◆ **DATA EXCERPT**
━━━━━━━━━━━━━━━━━━━━
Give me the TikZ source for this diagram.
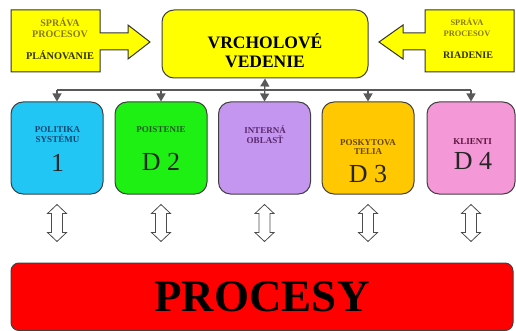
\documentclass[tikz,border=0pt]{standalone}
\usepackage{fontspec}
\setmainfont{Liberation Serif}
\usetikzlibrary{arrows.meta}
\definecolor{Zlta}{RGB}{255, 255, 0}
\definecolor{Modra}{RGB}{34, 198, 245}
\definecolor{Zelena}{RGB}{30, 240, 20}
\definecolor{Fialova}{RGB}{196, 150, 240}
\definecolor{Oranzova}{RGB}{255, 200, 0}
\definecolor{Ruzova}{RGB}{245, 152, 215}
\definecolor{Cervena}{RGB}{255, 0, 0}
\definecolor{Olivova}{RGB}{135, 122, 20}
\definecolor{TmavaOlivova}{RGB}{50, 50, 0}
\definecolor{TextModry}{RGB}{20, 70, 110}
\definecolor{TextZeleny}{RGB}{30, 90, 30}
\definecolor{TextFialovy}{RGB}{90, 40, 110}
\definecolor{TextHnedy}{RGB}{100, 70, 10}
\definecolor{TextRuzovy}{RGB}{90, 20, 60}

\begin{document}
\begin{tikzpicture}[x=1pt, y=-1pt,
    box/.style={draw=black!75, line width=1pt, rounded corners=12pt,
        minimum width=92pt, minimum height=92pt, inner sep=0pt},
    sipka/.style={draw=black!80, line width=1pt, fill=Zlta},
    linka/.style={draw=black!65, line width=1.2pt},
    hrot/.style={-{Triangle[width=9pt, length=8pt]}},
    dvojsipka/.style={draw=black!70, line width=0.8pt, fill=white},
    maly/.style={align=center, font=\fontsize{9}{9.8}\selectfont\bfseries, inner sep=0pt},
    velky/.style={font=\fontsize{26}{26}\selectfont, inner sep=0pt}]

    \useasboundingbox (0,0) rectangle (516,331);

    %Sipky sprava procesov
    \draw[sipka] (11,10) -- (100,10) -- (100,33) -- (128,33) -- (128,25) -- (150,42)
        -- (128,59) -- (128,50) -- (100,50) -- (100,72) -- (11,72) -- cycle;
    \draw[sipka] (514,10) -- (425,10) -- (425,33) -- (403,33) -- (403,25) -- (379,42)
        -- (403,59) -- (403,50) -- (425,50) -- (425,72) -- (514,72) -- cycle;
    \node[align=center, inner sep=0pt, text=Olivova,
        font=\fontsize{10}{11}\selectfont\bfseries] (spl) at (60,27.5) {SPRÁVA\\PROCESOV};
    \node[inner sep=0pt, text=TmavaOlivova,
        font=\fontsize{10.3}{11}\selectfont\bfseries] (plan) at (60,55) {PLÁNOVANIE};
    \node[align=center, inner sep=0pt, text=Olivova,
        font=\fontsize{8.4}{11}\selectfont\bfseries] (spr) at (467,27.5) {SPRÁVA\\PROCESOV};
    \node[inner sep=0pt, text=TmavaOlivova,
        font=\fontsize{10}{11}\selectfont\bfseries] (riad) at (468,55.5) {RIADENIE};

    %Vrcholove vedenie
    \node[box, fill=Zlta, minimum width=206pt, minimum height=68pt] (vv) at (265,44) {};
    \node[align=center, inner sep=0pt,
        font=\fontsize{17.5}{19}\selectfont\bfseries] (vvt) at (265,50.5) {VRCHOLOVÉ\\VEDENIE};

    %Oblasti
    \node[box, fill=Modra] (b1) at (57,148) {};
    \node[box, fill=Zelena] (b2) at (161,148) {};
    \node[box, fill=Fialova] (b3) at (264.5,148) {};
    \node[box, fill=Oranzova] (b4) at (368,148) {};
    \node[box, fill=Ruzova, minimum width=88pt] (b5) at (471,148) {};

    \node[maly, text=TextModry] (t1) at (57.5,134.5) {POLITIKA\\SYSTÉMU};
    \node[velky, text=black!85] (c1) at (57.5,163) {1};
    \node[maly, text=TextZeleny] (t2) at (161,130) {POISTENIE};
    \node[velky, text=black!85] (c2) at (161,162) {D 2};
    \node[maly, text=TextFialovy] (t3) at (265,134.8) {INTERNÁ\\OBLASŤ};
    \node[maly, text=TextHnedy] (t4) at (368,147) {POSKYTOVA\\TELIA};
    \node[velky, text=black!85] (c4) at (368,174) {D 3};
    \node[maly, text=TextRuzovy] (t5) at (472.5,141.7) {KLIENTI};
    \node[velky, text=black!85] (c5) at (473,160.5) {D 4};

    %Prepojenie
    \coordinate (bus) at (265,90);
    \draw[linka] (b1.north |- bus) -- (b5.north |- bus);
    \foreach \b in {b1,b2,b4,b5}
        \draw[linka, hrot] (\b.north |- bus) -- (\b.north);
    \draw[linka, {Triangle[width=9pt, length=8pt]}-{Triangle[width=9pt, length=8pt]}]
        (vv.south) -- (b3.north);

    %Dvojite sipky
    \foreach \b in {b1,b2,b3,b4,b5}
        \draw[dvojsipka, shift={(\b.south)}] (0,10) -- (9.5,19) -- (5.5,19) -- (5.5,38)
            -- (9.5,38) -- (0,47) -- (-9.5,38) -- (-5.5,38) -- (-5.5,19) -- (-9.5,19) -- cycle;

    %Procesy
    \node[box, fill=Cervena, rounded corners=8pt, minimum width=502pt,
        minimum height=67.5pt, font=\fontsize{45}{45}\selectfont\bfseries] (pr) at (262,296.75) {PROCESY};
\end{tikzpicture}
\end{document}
━━━━━━━━━━━━━━━━━━━━
◆ **GIVEN REQUEST**
Set down the complete material exactly, but do not include the images.

◆ **COMPLETED TASK**
Give me the TikZ source for this diagram.
\documentclass[tikz,border=0pt]{standalone}
\usepackage{fontspec}
\setmainfont{Liberation Serif}
\usetikzlibrary{arrows.meta}
\definecolor{Zlta}{RGB}{255, 255, 0}
\definecolor{Modra}{RGB}{34, 198, 245}
\definecolor{Zelena}{RGB}{30, 240, 20}
\definecolor{Fialova}{RGB}{196, 150, 240}
\definecolor{Oranzova}{RGB}{255, 200, 0}
\definecolor{Ruzova}{RGB}{245, 152, 215}
\definecolor{Cervena}{RGB}{255, 0, 0}
\definecolor{Olivova}{RGB}{135, 122, 20}
\definecolor{TmavaOlivova}{RGB}{50, 50, 0}
\definecolor{TextModry}{RGB}{20, 70, 110}
\definecolor{TextZeleny}{RGB}{30, 90, 30}
\definecolor{TextFialovy}{RGB}{90, 40, 110}
\definecolor{TextHnedy}{RGB}{100, 70, 10}
\definecolor{TextRuzovy}{RGB}{90, 20, 60}

\begin{document}
\begin{tikzpicture}[x=1pt, y=-1pt,
    box/.style={draw=black!75, line width=1pt, rounded corners=12pt,
        minimum width=92pt, minimum height=92pt, inner sep=0pt},
    sipka/.style={draw=black!80, line width=1pt, fill=Zlta},
    linka/.style={draw=black!65, line width=1.2pt},
    hrot/.style={-{Triangle[width=9pt, length=8pt]}},
    dvojsipka/.style={draw=black!70, line width=0.8pt, fill=white},
    maly/.style={align=center, font=\fontsize{9}{9.8}\selectfont\bfseries, inner sep=0pt},
    velky/.style={font=\fontsize{26}{26}\selectfont, inner sep=0pt}]

    \useasboundingbox (0,0) rectangle (516,331);

    %Sipky sprava procesov
    \draw[sipka] (11,10) -- (100,10) -- (100,33) -- (128,33) -- (128,25) -- (150,42)
        -- (128,59) -- (128,50) -- (100,50) -- (100,72) -- (11,72) -- cycle;
    \draw[sipka] (514,10) -- (425,10) -- (425,33) -- (403,33) -- (403,25) -- (379,42)
        -- (403,59) -- (403,50) -- (425,50) -- (425,72) -- (514,72) -- cycle;
    \node[align=center, inner sep=0pt, text=Olivova,
        font=\fontsize{10}{11}\selectfont\bfseries] (spl) at (60,27.5) {SPRÁVA\\PROCESOV};
    \node[inner sep=0pt, text=TmavaOlivova,
        font=\fontsize{10.3}{11}\selectfont\bfseries] (plan) at (60,55) {PLÁNOVANIE};
    \node[align=center, inner sep=0pt, text=Olivova,
        font=\fontsize{8.4}{11}\selectfont\bfseries] (spr) at (467,27.5) {SPRÁVA\\PROCESOV};
    \node[inner sep=0pt, text=TmavaOlivova,
        font=\fontsize{10}{11}\selectfont\bfseries] (riad) at (468,55.5) {RIADENIE};

    %Vrcholove vedenie
    \node[box, fill=Zlta, minimum width=206pt, minimum height=68pt] (vv) at (265,44) {};
    \node[align=center, inner sep=0pt,
        font=\fontsize{17.5}{19}\selectfont\bfseries] (vvt) at (265,50.5) {VRCHOLOVÉ\\VEDENIE};

    %Oblasti
    \node[box, fill=Modra] (b1) at (57,148) {};
    \node[box, fill=Zelena] (b2) at (161,148) {};
    \node[box, fill=Fialova] (b3) at (264.5,148) {};
    \node[box, fill=Oranzova] (b4) at (368,148) {};
    \node[box, fill=Ruzova, minimum width=88pt] (b5) at (471,148) {};

    \node[maly, text=TextModry] (t1) at (57.5,134.5) {POLITIKA\\SYSTÉMU};
    \node[velky, text=black!85] (c1) at (57.5,163) {1};
    \node[maly, text=TextZeleny] (t2) at (161,130) {POISTENIE};
    \node[velky, text=black!85] (c2) at (161,162) {D 2};
    \node[maly, text=TextFialovy] (t3) at (265,134.8) {INTERNÁ\\OBLASŤ};
    \node[maly, text=TextHnedy] (t4) at (368,147) {POSKYTOVA\\TELIA};
    \node[velky, text=black!85] (c4) at (368,174) {D 3};
    \node[maly, text=TextRuzovy] (t5) at (472.5,141.7) {KLIENTI};
    \node[velky, text=black!85] (c5) at (473,160.5) {D 4};

    %Prepojenie
    \coordinate (bus) at (265,90);
    \draw[linka] (b1.north |- bus) -- (b5.north |- bus);
    \foreach \b in {b1,b2,b4,b5}
        \draw[linka, hrot] (\b.north |- bus) -- (\b.north);
    \draw[linka, {Triangle[width=9pt, length=8pt]}-{Triangle[width=9pt, length=8pt]}]
        (vv.south) -- (b3.north);

    %Dvojite sipky
    \foreach \b in {b1,b2,b3,b4,b5}
        \draw[dvojsipka, shift={(\b.south)}] (0,10) -- (9.5,19) -- (5.5,19) -- (5.5,38)
            -- (9.5,38) -- (0,47) -- (-9.5,38) -- (-5.5,38) -- (-5.5,19) -- (-9.5,19) -- cycle;

    %Procesy
    \node[box, fill=Cervena, rounded corners=8pt, minimum width=502pt,
        minimum height=67.5pt, font=\fontsize{45}{45}\selectfont\bfseries] (pr) at (262,296.75) {PROCESY};
\end{tikzpicture}
\end{document}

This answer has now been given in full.